With the Ukraine-Russia crisis, skyrocketing inflation and investor belt-tightening creating a challenging macroeconomic market in Europe, FinTech firms in the region — much like the rest of the world — have struggled to keep business afloat, resulting in massive headcount reductions and hiring freezes.
Many of these firms are included in the EMEA 60, PYMNTS’ selection of the 20 FinTechs that are leading the digital transformation of payments and commerce in each of the three regions — U.K./Europe, Middle East and Africa — as of December 2022.
PYMNTS researched 200-plus top FinTech companies across the three regions, ranking them by their estimated valuation and grouped in categories including payments, mobile wallets, neobanks, buy now, pay later (BNPL) and aggregators.
For Europe, payment companies including Adyen, Checkout.com and Revolut emerged among the top five, while others such as Klarna, N26, Monzo also made the top 20 list.
Amsterdam-based payments company Adyen ranked as the top firm in Europe and EMEA more broadly, with an estimated valuation of about $48 billion at the end of 2022.
The payments giant was one of a few to have bucked the trend of tech layoffs last year, choosing instead to continue a hiring spree in 2023. As reported by PYMNTS, the firm’s H2 2022 financial results published earlier this year show that that decision has put pressure on its profitability and stock market performance — a move it has justified as necessary due to operating at an increasingly global scale.
While earnings of €372 million (about $399 million) for the second half of 2022 represented a 4% increase from 2021, the company reported a 64% hike year over year in operating expenses to about €665.4 million (about $714 million) in 2022, causing its stock — already down 29% in the last year — to drop again at the time of the report.
“These increases were mainly driven by investments in growing our global team as we prepare to further scale,” the report stated, adding that it plans to slow hiring in 2024 when its team would have reached “its next maturity level.”
At that level, the firm will be betting on higher profitability, CEO Pieter van der Does recently told Bloomberg, projecting that the company’s profit margin will “trend in the other direction” once hiring slows.
The Dutch all-in-one payments processor is used by some of the world’s leading companies and delivers payments across online, mobile, and in-store channels through an end-to-end infrastructure connecting directly to Visa, Mastercard and other globally preferred payment methods. Among its customers are major U.S. companies including Microsoft, Subway, Levi’s and grocery delivery firm Instacart.

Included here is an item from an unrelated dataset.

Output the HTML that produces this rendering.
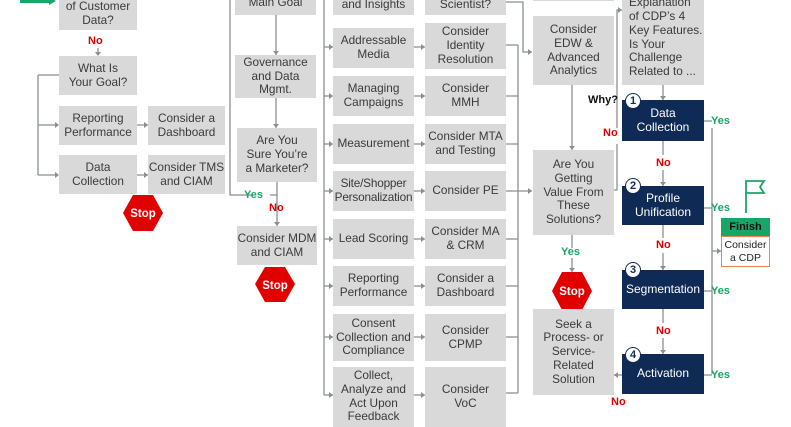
<!DOCTYPE html>
<html><head><meta charset="utf-8"><style>
body{margin:0;width:791px;height:420px;overflow:hidden;background:#fff;position:relative;font-family:"Liberation Sans",sans-serif}
.b{position:absolute;background:#d9d9d9;display:flex;align-items:center;justify-content:center;text-align:center;font-size:11.8px;line-height:13.8px;color:#3a3a3a;overflow:hidden}
.d{background:#0f2a55;color:#fff;font-size:12px}
.l{position:absolute;font-size:11px;font-weight:bold}
.y{color:#1aa568}.n{color:#e00000}
.c{position:absolute;width:14px;height:14px;border-radius:50%;background:#fff;border:1.5px solid #0f2a55;color:#0f2a55;font-weight:bold;font-size:11px;line-height:14px;text-align:center}
svg{position:absolute;left:0;top:0}
</style></head><body>
<svg width="791" height="420">
<g stroke="#8a8f94" stroke-width="1.3" fill="none">
<path d="M98 48V55M38 75H59M38 75V175M38 125H58M38 175H58M137 125H148M137 175H148"/>
<path d="M276 15V55M276 98V128M277 182V226M277 195H270M254 195H230V0"/>
<path d="M324 0V395M324 47H333M324 96H333M324 144H333M324 191H333M324 239H333M324 286H333M324 337H333M324 395H333"/>
<path d="M414 47H425M414 96H425M414 144H425M414 191H425M414 239H425M414 286H425M414 337H425M414 395H425"/>
<path d="M506 45H518M506 96H518M506 144H518M506 191H532M506 239H518M506 286H518M506 337H518M506 393H518M518 45V393"/>
<path d="M506 2H523V52H532"/>
<path d="M572 85V150M572 235V248M572 258V272"/>
<path d="M614 190H617V144M617 128V10H622"/>
<path d="M663 85V100M663 141V155M663 170V186M663 225V238M663 253V270M663 309V323M663 338V354"/>
<path d="M704 121H712M704 208H712M704 291H712M704 375H712M712 128V374M712 251H721"/>
<path d="M622 375H614"/>
</g>
<g fill="#8a8f94">
<path d="M95 52h6l-3 4zM55 122v6l4-3zM55 172v6l4-3zM144 122v6l4-3zM144 172v6l4-3z"/>
<path d="M273 51h6l-3 4zM273 124h6l-3 4zM274 222h6l-3 4z"/>
<path d="M329 44v6l4-3zM329 93v6l4-3zM329 141v6l4-3zM329 188v6l4-3zM329 236v6l4-3zM329 283v6l4-3zM329 334v6l4-3zM329 392v6l4-3z"/>
<path d="M421 44v6l4-3zM421 93v6l4-3zM421 141v6l4-3zM421 188v6l4-3zM421 236v6l4-3zM421 283v6l4-3zM421 334v6l4-3zM421 392v6l4-3z"/>
<path d="M528 49v6l4-3zM528 188v6l4-3zM569 146h6l-3 4zM569 268h6l-3 4z"/>
<path d="M618 7v6l4-3zM660 96h6l-3 4zM660 182h6l-3 4zM660 266h6l-3 4zM660 350h6l-3 4zM717 248v6l4-3zM618 372v6l-4-3z"/>
</g>
<path d="M20 1H50" stroke="#1aa568" stroke-width="4"/><path d="M49 -3L56 1L49 5z" fill="#1aa568"/>
<path d="M133 195h20l10 18-10 18h-20l-10-18z" fill="#e00000"/>
<path d="M265 267h20l10 17-10 18h-20l-10-18z" fill="#e00000"/>
<path d="M562 272h20l10 19-10 19h-20l-10-19z" fill="#e00000"/>
<path d="M746 213V181H764L760 187L764 193H746" stroke="#1aa568" stroke-width="1.8" fill="none"/>
<g fill="#fff" font-weight="bold" font-size="11.5" text-anchor="middle" font-family="Liberation Sans,sans-serif">
<text x="143" y="217">Stop</text><text x="275" y="289">Stop</text><text x="572" y="295">Stop</text></g>
</svg>

<div class="b" style="left:59px;top:-15px;width:78px;height:45px;align-items:flex-end;padding-bottom:2px;box-sizing:border-box">of Customer<br>Data?</div>
<div class="l n" style="left:88px;top:35px">No</div>
<div class="b" style="left:59px;top:56px;width:78px;height:39px">What Is<br>Your Goal?</div>
<div class="b" style="left:59px;top:106px;width:78px;height:39px">Reporting<br>Performance</div>
<div class="b" style="left:148px;top:106px;width:77px;height:39px">Consider a<br>Dashboard</div>
<div class="b" style="left:59px;top:155px;width:78px;height:39px">Data<br>Collection</div>
<div class="b" style="left:148px;top:155px;width:77px;height:39px">Consider TMS<br>and CIAM</div>

<div class="b" style="left:235px;top:-30px;width:81px;height:45px;align-items:flex-end;padding-bottom:6px;box-sizing:border-box;line-height:13px">Main Goal</div>
<div class="b" style="left:235px;top:55px;width:81px;height:43px">Governance<br>and Data<br>Mgmt.</div>
<div class="b" style="left:237px;top:128px;width:80px;height:54px">Are You<br>Sure You’re<br>a Marketer?</div>
<div class="l y" style="left:244px;top:189px">Yes</div>
<div class="l n" style="left:269px;top:202px">No</div>
<div class="b" style="left:237px;top:226px;width:80px;height:39px">Consider MDM<br>and CIAM</div>

<div class="b" style="left:333px;top:-25px;width:81px;height:40px;align-items:flex-end;padding-bottom:3px;box-sizing:border-box">and Insights</div>
<div class="b" style="left:333px;top:28px;width:81px;height:40px">Addressable<br>Media</div>
<div class="b" style="left:333px;top:76px;width:81px;height:40px">Managing<br>Campaigns</div>
<div class="b" style="left:333px;top:124px;width:81px;height:40px">Measurement</div>
<div class="b" style="left:333px;top:171px;width:81px;height:40px;letter-spacing:-0.2px">Site/Shopper<br>Personalization</div>
<div class="b" style="left:333px;top:219px;width:81px;height:40px">Lead Scoring</div>
<div class="b" style="left:333px;top:266px;width:81px;height:40px">Reporting<br>Performance</div>
<div class="b" style="left:333px;top:314px;width:81px;height:47px">Consent<br>Collection and<br>Compliance</div>
<div class="b" style="left:333px;top:367px;width:81px;height:60px;align-items:flex-start;padding-top:2px;box-sizing:border-box">Collect,<br>Analyze and<br>Act Upon<br>Feedback</div>

<div class="b" style="left:425px;top:-25px;width:81px;height:40px;align-items:flex-end;padding-bottom:3px;box-sizing:border-box">Scientist?</div>
<div class="b" style="left:425px;top:23px;width:81px;height:46px">Consider<br>Identity<br>Resolution</div>
<div class="b" style="left:425px;top:76px;width:81px;height:40px">Consider<br>MMH</div>
<div class="b" style="left:425px;top:124px;width:81px;height:40px">Consider MTA<br>and Testing</div>
<div class="b" style="left:425px;top:171px;width:81px;height:40px">Consider PE</div>
<div class="b" style="left:425px;top:219px;width:81px;height:40px">Consider MA<br>&amp; CRM</div>
<div class="b" style="left:425px;top:266px;width:81px;height:40px">Consider a<br>Dashboard</div>
<div class="b" style="left:425px;top:314px;width:81px;height:47px">Consider<br>CPMP</div>
<div class="b" style="left:425px;top:367px;width:81px;height:60px">Consider<br>VoC</div>

<div class="b" style="left:533px;top:-30px;width:81px;height:31px"></div>
<div class="b" style="left:533px;top:16px;width:81px;height:69px">Consider<br>EDW &amp;<br>Advanced<br>Analytics</div>
<div class="b" style="left:533px;top:150px;width:81px;height:85px">Are You<br>Getting<br>Value From<br>These<br>Solutions?</div>
<div class="l y" style="left:561px;top:246px">Yes</div>
<div class="b" style="left:533px;top:309px;width:81px;height:86px">Seek a<br>Process- or<br>Service-<br>Related<br>Solution</div>

<div class="b" style="left:622px;top:-40px;width:82px;height:125px;justify-content:flex-start;align-items:flex-end;text-align:left;padding:0 0 6px 7px;box-sizing:border-box;line-height:13.8px">Explanation<br>of CDP’s 4<br>Key Features.<br>Is Your<br>Challenge<br>Related to ...</div>
<div class="l" style="left:588px;top:94px;color:#111">Why?</div>
<div class="l n" style="left:603px;top:127px">No</div>
<div class="b d" style="left:622px;top:100px;width:82px;height:41px">Data<br>Collection</div>
<div class="b d" style="left:622px;top:186px;width:82px;height:39px">Profile<br>Unification</div>
<div class="b d" style="left:622px;top:270px;width:82px;height:39px">Segmentation</div>
<div class="b d" style="left:622px;top:354px;width:82px;height:40px">Activation</div>
<div class="c" style="left:625px;top:93px">1</div>
<div class="c" style="left:625px;top:178px">2</div>
<div class="c" style="left:625px;top:262px">3</div>
<div class="c" style="left:625px;top:347px">4</div>
<div class="l n" style="left:656px;top:157px">No</div>
<div class="l n" style="left:656px;top:239px">No</div>
<div class="l n" style="left:656px;top:325px">No</div>
<div class="l n" style="left:611px;top:396px">No</div>
<div class="l y" style="left:711px;top:115px">Yes</div>
<div class="l y" style="left:711px;top:202px">Yes</div>
<div class="l y" style="left:711px;top:285px">Yes</div>
<div class="l y" style="left:711px;top:369px">Yes</div>
<div style="position:absolute;left:721px;top:218px;width:49px;height:18px;background:#1aa568;color:#111;font-weight:bold;font-size:11px;text-align:center;line-height:18px">Finish</div>
<div style="position:absolute;left:721px;top:236px;width:49px;height:31px;border:1.3px solid #f08050;box-sizing:border-box;font-size:10.5px;line-height:13px;text-align:center;color:#222;padding-top:2px">Consider<br>a CDP</div>
</body></html>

In a conversation with PYMNTS last year, the firm’s vice president of product, data and partnerships, Rehman Baig, discussed how retailers can better attract and retain customers.
“Today’s tech-savvy shoppers want more than just a sales pitch,” Baig said. “They want companies to understand them, allow them to shop on several different devices and, most importantly, they expect checkout and payment experiences to be seamless and frictionless, or they may decide to abandon the purchase or go to a competitor.”